**Short problem:**
Transcribe each line of the material as it is, and drop any picture.

>> Start

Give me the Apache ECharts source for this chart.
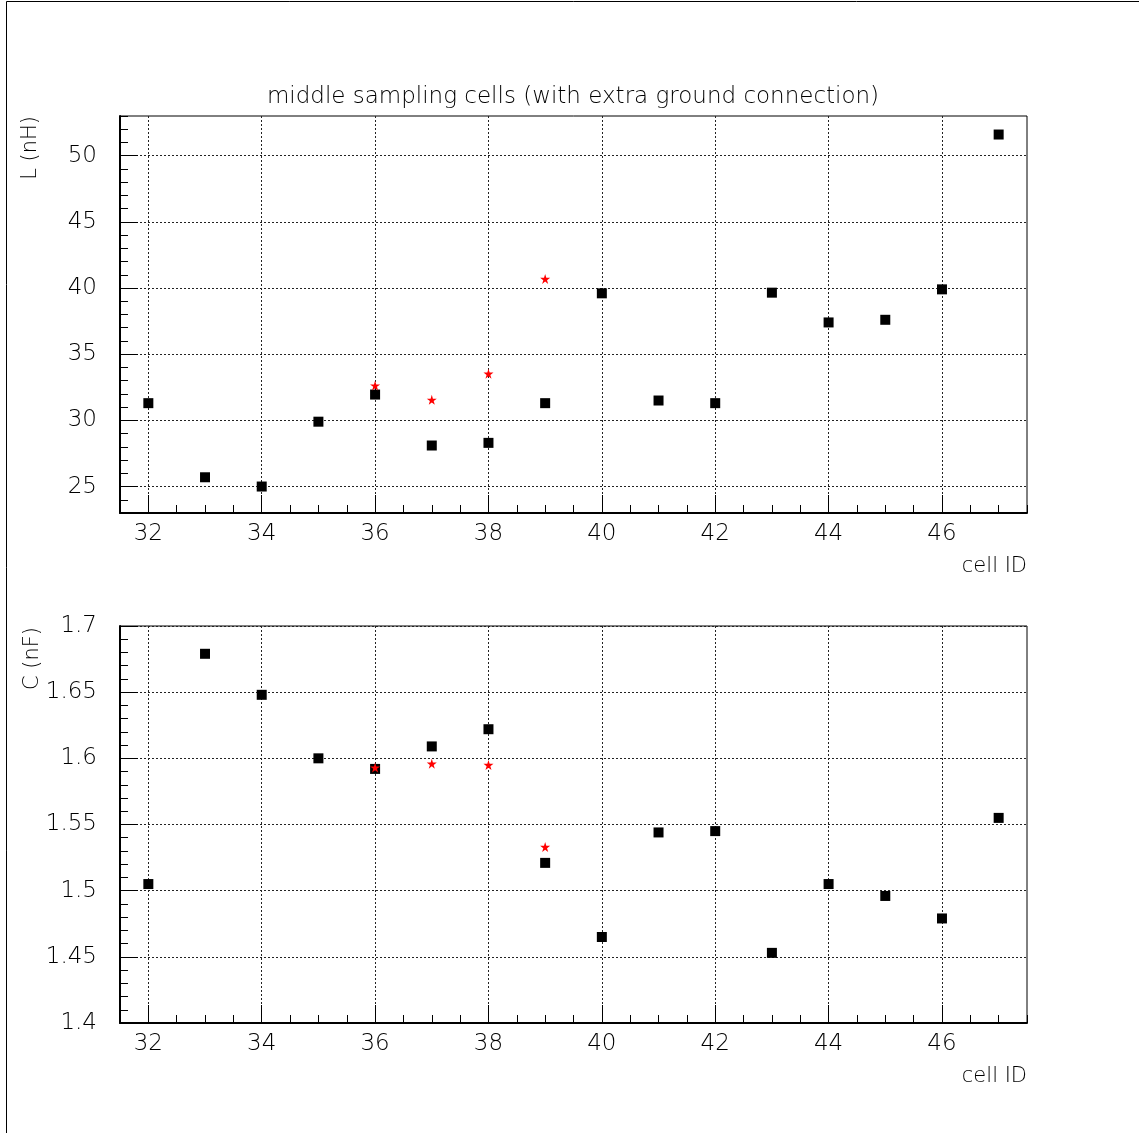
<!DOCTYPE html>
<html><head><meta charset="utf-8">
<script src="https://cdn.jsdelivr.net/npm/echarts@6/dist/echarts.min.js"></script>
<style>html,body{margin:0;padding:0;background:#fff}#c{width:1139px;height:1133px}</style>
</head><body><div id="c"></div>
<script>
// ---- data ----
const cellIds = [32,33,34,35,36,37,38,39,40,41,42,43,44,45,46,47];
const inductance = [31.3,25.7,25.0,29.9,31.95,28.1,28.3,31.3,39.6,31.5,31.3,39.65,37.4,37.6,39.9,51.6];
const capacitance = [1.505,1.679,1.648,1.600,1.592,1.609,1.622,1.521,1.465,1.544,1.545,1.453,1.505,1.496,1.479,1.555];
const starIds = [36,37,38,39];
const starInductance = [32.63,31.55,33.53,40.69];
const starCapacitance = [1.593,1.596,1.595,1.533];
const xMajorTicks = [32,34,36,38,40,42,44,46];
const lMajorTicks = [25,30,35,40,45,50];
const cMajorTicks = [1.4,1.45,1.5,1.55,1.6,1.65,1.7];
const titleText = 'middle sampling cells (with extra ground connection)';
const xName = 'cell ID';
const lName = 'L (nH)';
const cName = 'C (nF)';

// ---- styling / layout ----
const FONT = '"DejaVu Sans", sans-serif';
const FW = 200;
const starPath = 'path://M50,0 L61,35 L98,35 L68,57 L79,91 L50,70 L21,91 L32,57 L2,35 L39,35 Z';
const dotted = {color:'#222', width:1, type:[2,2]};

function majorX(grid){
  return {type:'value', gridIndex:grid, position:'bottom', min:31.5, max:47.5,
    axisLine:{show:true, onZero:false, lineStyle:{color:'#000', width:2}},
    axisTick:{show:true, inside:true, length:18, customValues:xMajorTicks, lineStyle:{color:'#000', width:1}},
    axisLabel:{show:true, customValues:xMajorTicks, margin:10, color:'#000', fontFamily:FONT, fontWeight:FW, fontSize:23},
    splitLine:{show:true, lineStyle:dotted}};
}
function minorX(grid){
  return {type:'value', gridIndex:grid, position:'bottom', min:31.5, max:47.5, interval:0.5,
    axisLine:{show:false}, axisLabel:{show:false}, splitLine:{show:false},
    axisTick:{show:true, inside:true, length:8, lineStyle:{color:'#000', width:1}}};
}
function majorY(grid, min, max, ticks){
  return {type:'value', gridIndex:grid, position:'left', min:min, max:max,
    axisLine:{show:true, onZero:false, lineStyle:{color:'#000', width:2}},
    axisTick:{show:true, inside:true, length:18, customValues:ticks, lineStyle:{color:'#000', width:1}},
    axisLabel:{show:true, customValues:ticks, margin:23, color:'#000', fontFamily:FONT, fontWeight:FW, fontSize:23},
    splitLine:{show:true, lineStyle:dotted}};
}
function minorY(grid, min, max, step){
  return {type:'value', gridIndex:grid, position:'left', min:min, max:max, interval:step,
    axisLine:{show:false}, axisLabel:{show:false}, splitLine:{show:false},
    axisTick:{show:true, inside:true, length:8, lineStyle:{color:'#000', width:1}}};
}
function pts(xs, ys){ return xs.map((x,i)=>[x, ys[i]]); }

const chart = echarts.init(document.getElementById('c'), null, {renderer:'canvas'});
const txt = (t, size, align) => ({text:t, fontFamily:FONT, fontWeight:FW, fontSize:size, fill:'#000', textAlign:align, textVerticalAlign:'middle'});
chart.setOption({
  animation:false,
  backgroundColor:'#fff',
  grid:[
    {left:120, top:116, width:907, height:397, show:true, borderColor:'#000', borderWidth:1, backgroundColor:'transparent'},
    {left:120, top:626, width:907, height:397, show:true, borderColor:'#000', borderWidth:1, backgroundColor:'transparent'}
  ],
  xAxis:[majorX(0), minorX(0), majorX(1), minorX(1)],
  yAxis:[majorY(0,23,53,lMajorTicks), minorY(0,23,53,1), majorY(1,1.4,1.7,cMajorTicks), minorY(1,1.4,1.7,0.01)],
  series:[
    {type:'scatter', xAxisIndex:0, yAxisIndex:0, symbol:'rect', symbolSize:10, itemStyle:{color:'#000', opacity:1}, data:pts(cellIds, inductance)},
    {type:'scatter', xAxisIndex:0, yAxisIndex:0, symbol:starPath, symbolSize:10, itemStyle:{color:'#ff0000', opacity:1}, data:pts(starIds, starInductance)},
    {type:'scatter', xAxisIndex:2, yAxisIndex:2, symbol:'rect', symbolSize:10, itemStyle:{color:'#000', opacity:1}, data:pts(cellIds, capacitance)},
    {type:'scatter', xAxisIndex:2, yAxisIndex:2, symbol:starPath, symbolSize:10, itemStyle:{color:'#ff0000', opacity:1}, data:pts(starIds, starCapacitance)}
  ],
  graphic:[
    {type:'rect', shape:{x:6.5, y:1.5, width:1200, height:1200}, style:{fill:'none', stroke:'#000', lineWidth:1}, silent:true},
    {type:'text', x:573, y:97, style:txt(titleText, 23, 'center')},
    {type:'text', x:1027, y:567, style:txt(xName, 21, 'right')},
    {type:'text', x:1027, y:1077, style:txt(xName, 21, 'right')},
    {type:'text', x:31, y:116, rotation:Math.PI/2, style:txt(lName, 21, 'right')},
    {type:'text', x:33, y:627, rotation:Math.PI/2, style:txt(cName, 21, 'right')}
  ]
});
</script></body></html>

>> End

**Final answer:**
Give me the Apache ECharts source for this chart.
<!DOCTYPE html>
<html><head><meta charset="utf-8">
<script src="https://cdn.jsdelivr.net/npm/echarts@6/dist/echarts.min.js"></script>
<style>html,body{margin:0;padding:0;background:#fff}#c{width:1139px;height:1133px}</style>
</head><body><div id="c"></div>
<script>
// ---- data ----
const cellIds = [32,33,34,35,36,37,38,39,40,41,42,43,44,45,46,47];
const inductance = [31.3,25.7,25.0,29.9,31.95,28.1,28.3,31.3,39.6,31.5,31.3,39.65,37.4,37.6,39.9,51.6];
const capacitance = [1.505,1.679,1.648,1.600,1.592,1.609,1.622,1.521,1.465,1.544,1.545,1.453,1.505,1.496,1.479,1.555];
const starIds = [36,37,38,39];
const starInductance = [32.63,31.55,33.53,40.69];
const starCapacitance = [1.593,1.596,1.595,1.533];
const xMajorTicks = [32,34,36,38,40,42,44,46];
const lMajorTicks = [25,30,35,40,45,50];
const cMajorTicks = [1.4,1.45,1.5,1.55,1.6,1.65,1.7];
const titleText = 'middle sampling cells (with extra ground connection)';
const xName = 'cell ID';
const lName = 'L (nH)';
const cName = 'C (nF)';

// ---- styling / layout ----
const FONT = '"DejaVu Sans", sans-serif';
const FW = 200;
const starPath = 'path://M50,0 L61,35 L98,35 L68,57 L79,91 L50,70 L21,91 L32,57 L2,35 L39,35 Z';
const dotted = {color:'#222', width:1, type:[2,2]};

function majorX(grid){
  return {type:'value', gridIndex:grid, position:'bottom', min:31.5, max:47.5,
    axisLine:{show:true, onZero:false, lineStyle:{color:'#000', width:2}},
    axisTick:{show:true, inside:true, length:18, customValues:xMajorTicks, lineStyle:{color:'#000', width:1}},
    axisLabel:{show:true, customValues:xMajorTicks, margin:10, color:'#000', fontFamily:FONT, fontWeight:FW, fontSize:23},
    splitLine:{show:true, lineStyle:dotted}};
}
function minorX(grid){
  return {type:'value', gridIndex:grid, position:'bottom', min:31.5, max:47.5, interval:0.5,
    axisLine:{show:false}, axisLabel:{show:false}, splitLine:{show:false},
    axisTick:{show:true, inside:true, length:8, lineStyle:{color:'#000', width:1}}};
}
function majorY(grid, min, max, ticks){
  return {type:'value', gridIndex:grid, position:'left', min:min, max:max,
    axisLine:{show:true, onZero:false, lineStyle:{color:'#000', width:2}},
    axisTick:{show:true, inside:true, length:18, customValues:ticks, lineStyle:{color:'#000', width:1}},
    axisLabel:{show:true, customValues:ticks, margin:23, color:'#000', fontFamily:FONT, fontWeight:FW, fontSize:23},
    splitLine:{show:true, lineStyle:dotted}};
}
function minorY(grid, min, max, step){
  return {type:'value', gridIndex:grid, position:'left', min:min, max:max, interval:step,
    axisLine:{show:false}, axisLabel:{show:false}, splitLine:{show:false},
    axisTick:{show:true, inside:true, length:8, lineStyle:{color:'#000', width:1}}};
}
function pts(xs, ys){ return xs.map((x,i)=>[x, ys[i]]); }

const chart = echarts.init(document.getElementById('c'), null, {renderer:'canvas'});
const txt = (t, size, align) => ({text:t, fontFamily:FONT, fontWeight:FW, fontSize:size, fill:'#000', textAlign:align, textVerticalAlign:'middle'});
chart.setOption({
  animation:false,
  backgroundColor:'#fff',
  grid:[
    {left:120, top:116, width:907, height:397, show:true, borderColor:'#000', borderWidth:1, backgroundColor:'transparent'},
    {left:120, top:626, width:907, height:397, show:true, borderColor:'#000', borderWidth:1, backgroundColor:'transparent'}
  ],
  xAxis:[majorX(0), minorX(0), majorX(1), minorX(1)],
  yAxis:[majorY(0,23,53,lMajorTicks), minorY(0,23,53,1), majorY(1,1.4,1.7,cMajorTicks), minorY(1,1.4,1.7,0.01)],
  series:[
    {type:'scatter', xAxisIndex:0, yAxisIndex:0, symbol:'rect', symbolSize:10, itemStyle:{color:'#000', opacity:1}, data:pts(cellIds, inductance)},
    {type:'scatter', xAxisIndex:0, yAxisIndex:0, symbol:starPath, symbolSize:10, itemStyle:{color:'#ff0000', opacity:1}, data:pts(starIds, starInductance)},
    {type:'scatter', xAxisIndex:2, yAxisIndex:2, symbol:'rect', symbolSize:10, itemStyle:{color:'#000', opacity:1}, data:pts(cellIds, capacitance)},
    {type:'scatter', xAxisIndex:2, yAxisIndex:2, symbol:starPath, symbolSize:10, itemStyle:{color:'#ff0000', opacity:1}, data:pts(starIds, starCapacitance)}
  ],
  graphic:[
    {type:'rect', shape:{x:6.5, y:1.5, width:1200, height:1200}, style:{fill:'none', stroke:'#000', lineWidth:1}, silent:true},
    {type:'text', x:573, y:97, style:txt(titleText, 23, 'center')},
    {type:'text', x:1027, y:567, style:txt(xName, 21, 'right')},
    {type:'text', x:1027, y:1077, style:txt(xName, 21, 'right')},
    {type:'text', x:31, y:116, rotation:Math.PI/2, style:txt(lName, 21, 'right')},
    {type:'text', x:33, y:627, rotation:Math.PI/2, style:txt(cName, 21, 'right')}
  ]
});
</script></body></html>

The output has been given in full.